WHAT IS BEING ASKED: Leave out the pictures and copy everything else below exactly.

RECORDS TO PROCESS:
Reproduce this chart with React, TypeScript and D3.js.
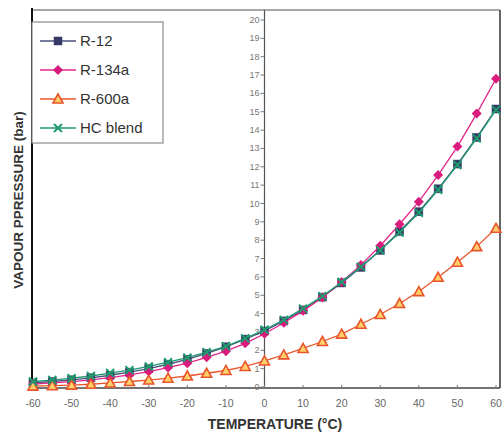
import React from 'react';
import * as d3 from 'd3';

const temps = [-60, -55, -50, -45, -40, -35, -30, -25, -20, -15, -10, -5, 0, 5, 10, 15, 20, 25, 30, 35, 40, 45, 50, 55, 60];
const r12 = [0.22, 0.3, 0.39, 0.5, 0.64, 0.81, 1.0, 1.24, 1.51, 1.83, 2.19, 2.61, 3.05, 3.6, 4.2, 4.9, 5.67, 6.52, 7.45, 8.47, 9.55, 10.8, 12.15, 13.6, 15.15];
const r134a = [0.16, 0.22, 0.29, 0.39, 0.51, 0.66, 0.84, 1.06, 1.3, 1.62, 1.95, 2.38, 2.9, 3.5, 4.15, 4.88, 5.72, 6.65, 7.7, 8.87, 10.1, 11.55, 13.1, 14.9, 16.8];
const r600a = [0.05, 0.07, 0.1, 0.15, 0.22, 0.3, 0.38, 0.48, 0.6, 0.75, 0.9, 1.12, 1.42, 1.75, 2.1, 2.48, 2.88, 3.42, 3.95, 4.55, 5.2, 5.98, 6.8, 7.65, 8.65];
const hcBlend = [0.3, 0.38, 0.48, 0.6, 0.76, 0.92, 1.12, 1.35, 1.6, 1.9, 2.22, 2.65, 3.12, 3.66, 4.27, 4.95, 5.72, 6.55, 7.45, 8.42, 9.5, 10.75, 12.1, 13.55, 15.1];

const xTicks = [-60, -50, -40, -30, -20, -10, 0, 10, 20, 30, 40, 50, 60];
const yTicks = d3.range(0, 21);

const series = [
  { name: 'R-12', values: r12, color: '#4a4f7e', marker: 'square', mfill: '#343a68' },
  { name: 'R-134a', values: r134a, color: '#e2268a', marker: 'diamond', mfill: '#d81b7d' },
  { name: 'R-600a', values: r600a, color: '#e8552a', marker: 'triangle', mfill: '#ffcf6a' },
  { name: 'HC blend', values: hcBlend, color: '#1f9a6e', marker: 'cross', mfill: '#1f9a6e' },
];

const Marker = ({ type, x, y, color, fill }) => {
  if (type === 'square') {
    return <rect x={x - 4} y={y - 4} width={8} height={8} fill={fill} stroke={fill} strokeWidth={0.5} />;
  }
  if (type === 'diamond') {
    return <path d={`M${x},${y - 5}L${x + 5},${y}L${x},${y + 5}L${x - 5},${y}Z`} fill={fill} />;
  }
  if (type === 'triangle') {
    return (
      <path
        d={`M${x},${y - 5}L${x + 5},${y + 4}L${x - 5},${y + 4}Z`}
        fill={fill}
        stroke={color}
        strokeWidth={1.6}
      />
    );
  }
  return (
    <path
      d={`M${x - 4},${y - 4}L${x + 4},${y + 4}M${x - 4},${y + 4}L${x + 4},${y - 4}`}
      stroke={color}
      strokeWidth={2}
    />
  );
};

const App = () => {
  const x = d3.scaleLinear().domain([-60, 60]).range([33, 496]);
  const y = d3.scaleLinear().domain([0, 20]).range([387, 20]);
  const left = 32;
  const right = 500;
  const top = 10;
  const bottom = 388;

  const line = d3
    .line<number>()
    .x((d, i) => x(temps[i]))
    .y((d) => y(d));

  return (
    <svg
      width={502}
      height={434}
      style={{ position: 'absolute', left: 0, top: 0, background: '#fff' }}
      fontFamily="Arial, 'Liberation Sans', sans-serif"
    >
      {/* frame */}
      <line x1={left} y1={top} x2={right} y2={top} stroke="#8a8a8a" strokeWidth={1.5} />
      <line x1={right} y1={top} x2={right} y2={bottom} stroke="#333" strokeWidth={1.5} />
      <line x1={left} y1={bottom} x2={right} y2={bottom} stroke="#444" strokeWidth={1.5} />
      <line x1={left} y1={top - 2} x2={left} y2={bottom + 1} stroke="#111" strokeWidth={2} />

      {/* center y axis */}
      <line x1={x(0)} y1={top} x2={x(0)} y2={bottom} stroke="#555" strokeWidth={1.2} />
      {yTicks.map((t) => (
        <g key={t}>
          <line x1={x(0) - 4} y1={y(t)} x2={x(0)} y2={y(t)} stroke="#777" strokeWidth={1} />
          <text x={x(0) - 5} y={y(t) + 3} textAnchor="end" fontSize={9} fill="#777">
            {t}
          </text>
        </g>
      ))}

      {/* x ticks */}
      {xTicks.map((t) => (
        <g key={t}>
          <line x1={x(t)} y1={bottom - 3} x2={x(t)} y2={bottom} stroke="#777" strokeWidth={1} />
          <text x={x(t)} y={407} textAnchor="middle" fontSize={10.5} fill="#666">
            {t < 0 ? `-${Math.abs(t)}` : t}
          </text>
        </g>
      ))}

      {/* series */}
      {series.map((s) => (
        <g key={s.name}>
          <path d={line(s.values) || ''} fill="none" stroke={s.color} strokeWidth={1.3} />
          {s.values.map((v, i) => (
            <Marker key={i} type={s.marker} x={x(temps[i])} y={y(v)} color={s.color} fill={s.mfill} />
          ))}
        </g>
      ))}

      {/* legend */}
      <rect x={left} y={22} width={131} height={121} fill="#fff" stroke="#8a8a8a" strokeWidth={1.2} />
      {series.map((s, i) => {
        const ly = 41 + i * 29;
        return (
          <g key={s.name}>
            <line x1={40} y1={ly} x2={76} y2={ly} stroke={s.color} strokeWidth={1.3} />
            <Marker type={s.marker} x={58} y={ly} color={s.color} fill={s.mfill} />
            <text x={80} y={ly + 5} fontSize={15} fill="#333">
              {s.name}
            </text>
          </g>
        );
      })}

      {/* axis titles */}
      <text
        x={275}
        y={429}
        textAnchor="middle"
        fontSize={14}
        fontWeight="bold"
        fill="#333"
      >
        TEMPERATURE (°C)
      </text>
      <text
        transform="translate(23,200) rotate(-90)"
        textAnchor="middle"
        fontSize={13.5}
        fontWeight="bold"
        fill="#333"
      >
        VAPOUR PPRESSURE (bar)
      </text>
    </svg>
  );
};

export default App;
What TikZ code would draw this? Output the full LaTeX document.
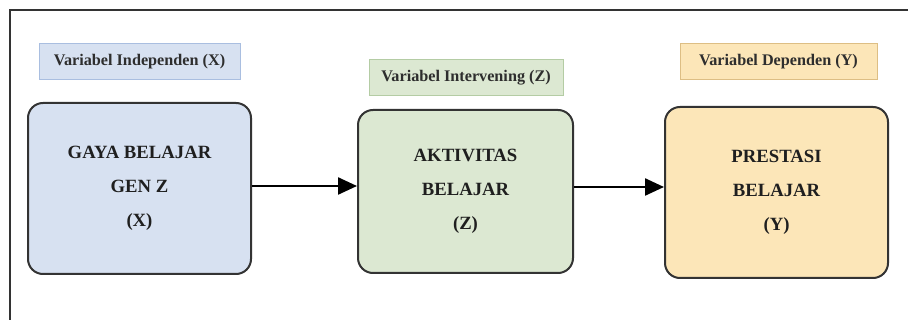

SOLUTION FOR THIS EXERCISE:
Reproduce this chart with React, TypeScript and D3.js.
import React from 'react';
import * as d3 from 'd3';

const temps = [-60, -55, -50, -45, -40, -35, -30, -25, -20, -15, -10, -5, 0, 5, 10, 15, 20, 25, 30, 35, 40, 45, 50, 55, 60];
const r12 = [0.22, 0.3, 0.39, 0.5, 0.64, 0.81, 1.0, 1.24, 1.51, 1.83, 2.19, 2.61, 3.05, 3.6, 4.2, 4.9, 5.67, 6.52, 7.45, 8.47, 9.55, 10.8, 12.15, 13.6, 15.15];
const r134a = [0.16, 0.22, 0.29, 0.39, 0.51, 0.66, 0.84, 1.06, 1.3, 1.62, 1.95, 2.38, 2.9, 3.5, 4.15, 4.88, 5.72, 6.65, 7.7, 8.87, 10.1, 11.55, 13.1, 14.9, 16.8];
const r600a = [0.05, 0.07, 0.1, 0.15, 0.22, 0.3, 0.38, 0.48, 0.6, 0.75, 0.9, 1.12, 1.42, 1.75, 2.1, 2.48, 2.88, 3.42, 3.95, 4.55, 5.2, 5.98, 6.8, 7.65, 8.65];
const hcBlend = [0.3, 0.38, 0.48, 0.6, 0.76, 0.92, 1.12, 1.35, 1.6, 1.9, 2.22, 2.65, 3.12, 3.66, 4.27, 4.95, 5.72, 6.55, 7.45, 8.42, 9.5, 10.75, 12.1, 13.55, 15.1];

const xTicks = [-60, -50, -40, -30, -20, -10, 0, 10, 20, 30, 40, 50, 60];
const yTicks = d3.range(0, 21);

const series = [
  { name: 'R-12', values: r12, color: '#4a4f7e', marker: 'square', mfill: '#343a68' },
  { name: 'R-134a', values: r134a, color: '#e2268a', marker: 'diamond', mfill: '#d81b7d' },
  { name: 'R-600a', values: r600a, color: '#e8552a', marker: 'triangle', mfill: '#ffcf6a' },
  { name: 'HC blend', values: hcBlend, color: '#1f9a6e', marker: 'cross', mfill: '#1f9a6e' },
];

const Marker = ({ type, x, y, color, fill }) => {
  if (type === 'square') {
    return <rect x={x - 4} y={y - 4} width={8} height={8} fill={fill} stroke={fill} strokeWidth={0.5} />;
  }
  if (type === 'diamond') {
    return <path d={`M${x},${y - 5}L${x + 5},${y}L${x},${y + 5}L${x - 5},${y}Z`} fill={fill} />;
  }
  if (type === 'triangle') {
    return (
      <path
        d={`M${x},${y - 5}L${x + 5},${y + 4}L${x - 5},${y + 4}Z`}
        fill={fill}
        stroke={color}
        strokeWidth={1.6}
      />
    );
  }
  return (
    <path
      d={`M${x - 4},${y - 4}L${x + 4},${y + 4}M${x - 4},${y + 4}L${x + 4},${y - 4}`}
      stroke={color}
      strokeWidth={2}
    />
  );
};

const App = () => {
  const x = d3.scaleLinear().domain([-60, 60]).range([33, 496]);
  const y = d3.scaleLinear().domain([0, 20]).range([387, 20]);
  const left = 32;
  const right = 500;
  const top = 10;
  const bottom = 388;

  const line = d3
    .line<number>()
    .x((d, i) => x(temps[i]))
    .y((d) => y(d));

  return (
    <svg
      width={502}
      height={434}
      style={{ position: 'absolute', left: 0, top: 0, background: '#fff' }}
      fontFamily="Arial, 'Liberation Sans', sans-serif"
    >
      {/* frame */}
      <line x1={left} y1={top} x2={right} y2={top} stroke="#8a8a8a" strokeWidth={1.5} />
      <line x1={right} y1={top} x2={right} y2={bottom} stroke="#333" strokeWidth={1.5} />
      <line x1={left} y1={bottom} x2={right} y2={bottom} stroke="#444" strokeWidth={1.5} />
      <line x1={left} y1={top - 2} x2={left} y2={bottom + 1} stroke="#111" strokeWidth={2} />

      {/* center y axis */}
      <line x1={x(0)} y1={top} x2={x(0)} y2={bottom} stroke="#555" strokeWidth={1.2} />
      {yTicks.map((t) => (
        <g key={t}>
          <line x1={x(0) - 4} y1={y(t)} x2={x(0)} y2={y(t)} stroke="#777" strokeWidth={1} />
          <text x={x(0) - 5} y={y(t) + 3} textAnchor="end" fontSize={9} fill="#777">
            {t}
          </text>
        </g>
      ))}

      {/* x ticks */}
      {xTicks.map((t) => (
        <g key={t}>
          <line x1={x(t)} y1={bottom - 3} x2={x(t)} y2={bottom} stroke="#777" strokeWidth={1} />
          <text x={x(t)} y={407} textAnchor="middle" fontSize={10.5} fill="#666">
            {t < 0 ? `-${Math.abs(t)}` : t}
          </text>
        </g>
      ))}

      {/* series */}
      {series.map((s) => (
        <g key={s.name}>
          <path d={line(s.values) || ''} fill="none" stroke={s.color} strokeWidth={1.3} />
          {s.values.map((v, i) => (
            <Marker key={i} type={s.marker} x={x(temps[i])} y={y(v)} color={s.color} fill={s.mfill} />
          ))}
        </g>
      ))}

      {/* legend */}
      <rect x={left} y={22} width={131} height={121} fill="#fff" stroke="#8a8a8a" strokeWidth={1.2} />
      {series.map((s, i) => {
        const ly = 41 + i * 29;
        return (
          <g key={s.name}>
            <line x1={40} y1={ly} x2={76} y2={ly} stroke={s.color} strokeWidth={1.3} />
            <Marker type={s.marker} x={58} y={ly} color={s.color} fill={s.mfill} />
            <text x={80} y={ly + 5} fontSize={15} fill="#333">
              {s.name}
            </text>
          </g>
        );
      })}

      {/* axis titles */}
      <text
        x={275}
        y={429}
        textAnchor="middle"
        fontSize={14}
        fontWeight="bold"
        fill="#333"
      >
        TEMPERATURE (°C)
      </text>
      <text
        transform="translate(23,200) rotate(-90)"
        textAnchor="middle"
        fontSize={13.5}
        fontWeight="bold"
        fill="#333"
      >
        VAPOUR PPRESSURE (bar)
      </text>
    </svg>
  );
};

export default App;
What TikZ code would draw this? Output the full LaTeX document.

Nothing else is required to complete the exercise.